Prado de adioses y lágrimas

PERMÍTASEME una evocación personal a propósito del cierre de la estación de autobuses del Prado. Vivía a gusto en Tánger. Debo mucho a esos once años primeros de mi vida que me hicieron el regalo de dos lenguas maternas; una tolerancia por así decir biológica -no aprendida, vivida y ejercida como algo natural en el trato con nuestros amigos y mis compañeros de clase marroquíes y judíos-; los beneficios de la educación pública francesa desde la primaria hasta el liceo; la libertad que se respiraba en las películas que veíamos -o que no podía ver, pero de las que oía hablar con entusiasmo a mis padres y sus amigos- en el Roxy, el Goya o el Mauritania; los libros aquí prohibidos que mi padre compraba en la Librairie des Colonnes del Boulevard Pasteur; la terraza del Café de París mientras en la Jukebox -aquellas hermosas máquinas de discos- sonaba Petite Fleur de Sidney Bechet, Diana de Paul Anka o Les enfants du Pirée de Melina Mercouri; los increíbles atardeceres en las Grutas de Hércules; las magdalenas proustianas del Salón de Té de Madame Porte; el té verde en la azotea de una tetería de la Medina, junto al palacio de Barbara Hutton, cuyos muros caían en picado sobre el mar; la playa interminable; el eco de las tertulias -mi padre tenía la virtud o el defecto de tratar a su hijos como adultos- en las que participaban Samuel Cohen, Gregorio Corrochano, Manuel Cerezales, Carmen Laforet, José Luis Navarro, Fernando Vela, Jaime Menéndez, Ángel Vázquez, Pepito Carlenton, Emilio Sanz de Soto o el enigmático Mr. Morris.

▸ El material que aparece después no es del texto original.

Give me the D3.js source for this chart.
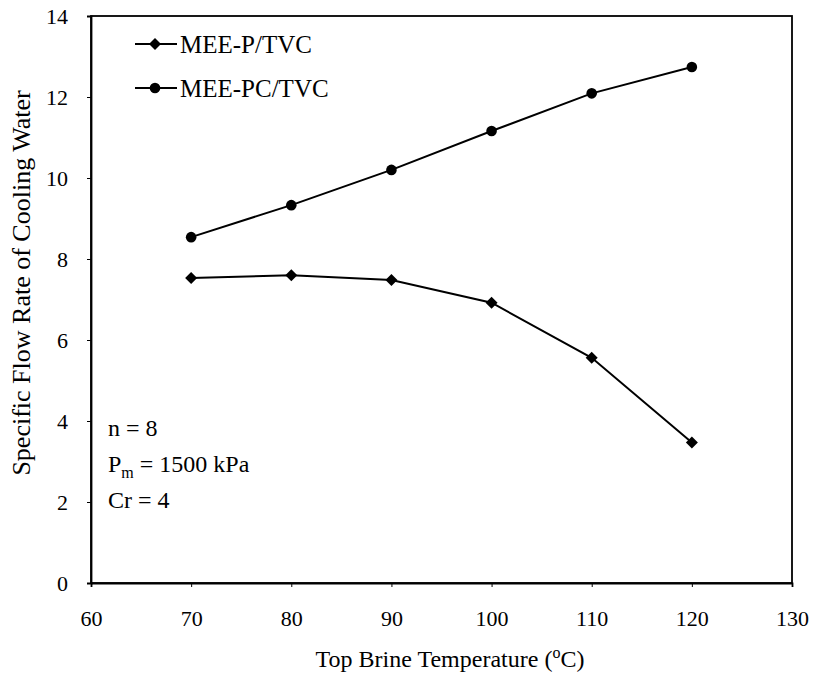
<!DOCTYPE html>
<html>
<head>
<meta charset="utf-8">
<script src="https://cdn.jsdelivr.net/npm/d3@7"></script>
<style>
  body { margin: 0; background: #fff; }
  text { font-family: "Liberation Serif", "Times New Roman", serif; fill: #000; }
</style>
</head>
<body>
<svg id="chart" width="815" height="683"></svg>
<script>
// data
const temps = [70, 80, 90, 100, 110, 120];
const meeP = [7.53, 7.6, 7.48, 6.92, 5.56, 3.47];
const meePC = [8.54, 9.33, 10.2, 11.16, 12.09, 12.74];
const xTicks = [60, 70, 80, 90, 100, 110, 120, 130];
const yTicks = [0, 2, 4, 6, 8, 10, 12, 14];

const svg = d3.select("#chart");
const margin = { top: 16, right: 23, bottom: 100, left: 91 };
const width = +svg.attr("width");
const height = +svg.attr("height");
const serif = "'Liberation Serif', 'Times New Roman', serif";

const x = d3.scaleLinear().domain([60, 130]).range([margin.left, width - margin.right]);
const y = d3.scaleLinear().domain([0, 14]).range([height - margin.bottom, margin.top]);

// frame
svg.append("rect")
  .attr("x", x(60)).attr("y", y(14))
  .attr("width", x(130) - x(60)).attr("height", y(0) - y(14))
  .attr("fill", "none").attr("stroke", "#000").attr("stroke-width", 1.8);

// axes
const xAxis = svg.append("g")
  .attr("transform", `translate(0,${y(0)})`)
  .call(d3.axisBottom(x).tickValues(xTicks).tickSize(4).tickPadding(23).tickFormat(d3.format("d")));
const yAxis = svg.append("g")
  .attr("transform", `translate(${x(60)},0)`)
  .call(d3.axisLeft(y).tickValues(yTicks).tickSize(4).tickPadding(19).tickFormat(d3.format("d")));
[xAxis, yAxis].forEach(g => {
  g.select(".domain").attr("stroke-width", 1.8);
  g.selectAll("line").attr("stroke-width", 1);
  g.selectAll("text").style("font-family", serif).style("font-size", "22px");
});

// lines
const line = d3.line().x((d, i) => x(temps[i])).y(d => y(d));
svg.append("path").datum(meeP).attr("d", line)
  .attr("fill", "none").attr("stroke", "#000").attr("stroke-width", 2);
svg.append("path").datum(meePC).attr("d", line)
  .attr("fill", "none").attr("stroke", "#000").attr("stroke-width", 2);

// square rotated 45deg gives the wide diamond marker
const diamond = d3.symbol().type(d3.symbolSquare).size(72);
svg.selectAll(".pt-p").data(meeP).enter().append("path")
  .attr("transform", (d, i) => `translate(${x(temps[i])},${y(d)}) rotate(45)`)
  .attr("d", diamond).attr("fill", "#000");
svg.selectAll(".pt-pc").data(meePC).enter().append("circle")
  .attr("cx", (d, i) => x(temps[i])).attr("cy", d => y(d))
  .attr("r", 5.3).attr("fill", "#000");

// legend
const legend = [
  { name: "MEE-P/TVC", shape: "diamond", y: 44 },
  { name: "MEE-PC/TVC", shape: "circle", y: 88 }
];
legend.forEach(l => {
  const g = svg.append("g");
  g.append("line").attr("x1", 135).attr("x2", 177).attr("y1", l.y).attr("y2", l.y)
    .attr("stroke", "#000").attr("stroke-width", 2);
  if (l.shape === "diamond") {
    g.append("path").attr("transform", `translate(155,${l.y}) rotate(45)`).attr("d", diamond).attr("fill", "#000");
  } else {
    g.append("circle").attr("cx", 155).attr("cy", l.y).attr("r", 5.3).attr("fill", "#000");
  }
  g.append("text").attr("x", 180).attr("y", l.y + 9).style("font-size", "25px").text(l.name);
});

// annotations
svg.append("text").attr("x", 108).attr("y", 436).style("font-size", "24px").text("n = 8");
const pm = svg.append("text").attr("x", 108).attr("y", 472).style("font-size", "24px");
pm.append("tspan").text("P");
pm.append("tspan").attr("dy", 6).style("font-size", "16px").text("m");
pm.append("tspan").attr("dy", -6).text(" = 1500 kPa");
svg.append("text").attr("x", 108).attr("y", 508).style("font-size", "24px").text("Cr = 4");

// axis titles
const xt = svg.append("text").attr("x", 450).attr("y", 667).attr("text-anchor", "middle").style("font-size", "24px");
xt.append("tspan").text("Top Brine Temperature (");
xt.append("tspan").attr("dy", -9).style("font-size", "16px").text("o");
xt.append("tspan").attr("dy", 9).text("C)");

svg.append("text")
  .attr("transform", `translate(30,283) rotate(-90)`)
  .attr("text-anchor", "middle").style("font-size", "26px")
  .text("Specific Flow Rate of Cooling Water");
</script>
</body>
</html>
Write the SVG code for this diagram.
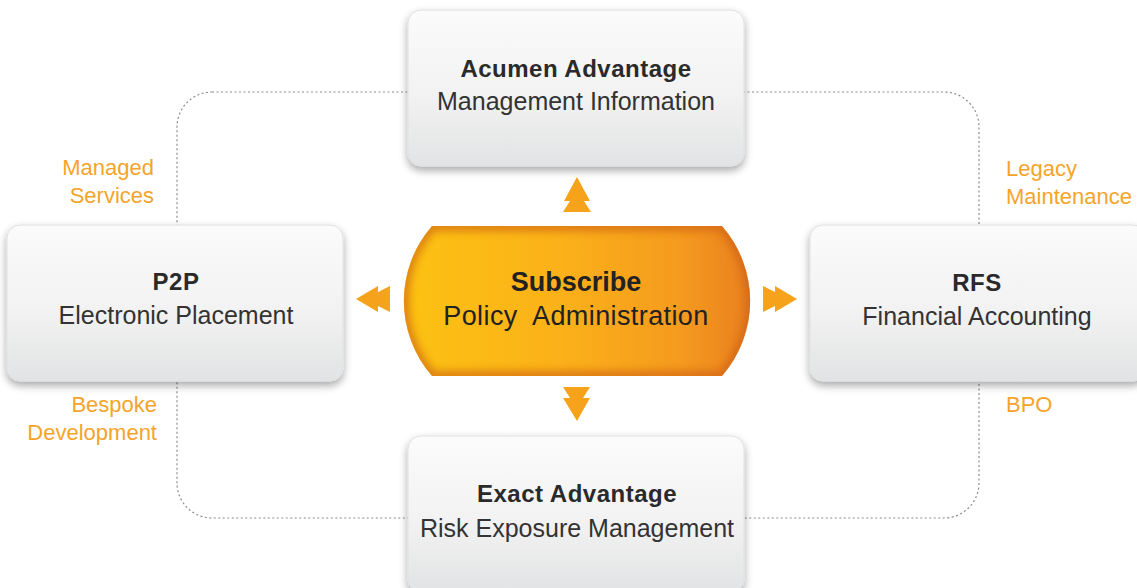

Pero ese pequeño paraíso blanco que parecía derramarse sobre una bahía siempre azul tenía un precio: Sevilla. Veníamos siempre por Semana Santa -salvo un año infausto en que el servicio de la Transmediterránea se suspendió por los temporales- y a veces por Navidad. Por muy feliz que fuera en Tánger, que lo era, siempre tuve la sensación de que mi casa -que era la de mis abuelos de Regina- estaba aquí. Sufría las partidas como sólo un niño puede hacerlo. Recuerdo aún con el corazón encogido el despertar de madrugada, la bajada por la empinada escalera de mármol y azulejos, la soledad del ensanche de Regina en la noche, la envidia que me producían las ventanas cerradas tras las que dormían quienes despertarían a Sevilla, la tristeza de la estación de autobuses débilmente iluminada, el olor a tabaco y gasolina del interior del autobús, los adioses, la salida del autobús de Algeciras por la rara puerta ovalada… Muchas lágrimas se habrán derramado en esa vieja y hermosa estación de autobuses del Prado que ahora podría cerrarse. Entre ellas están las mías niñas.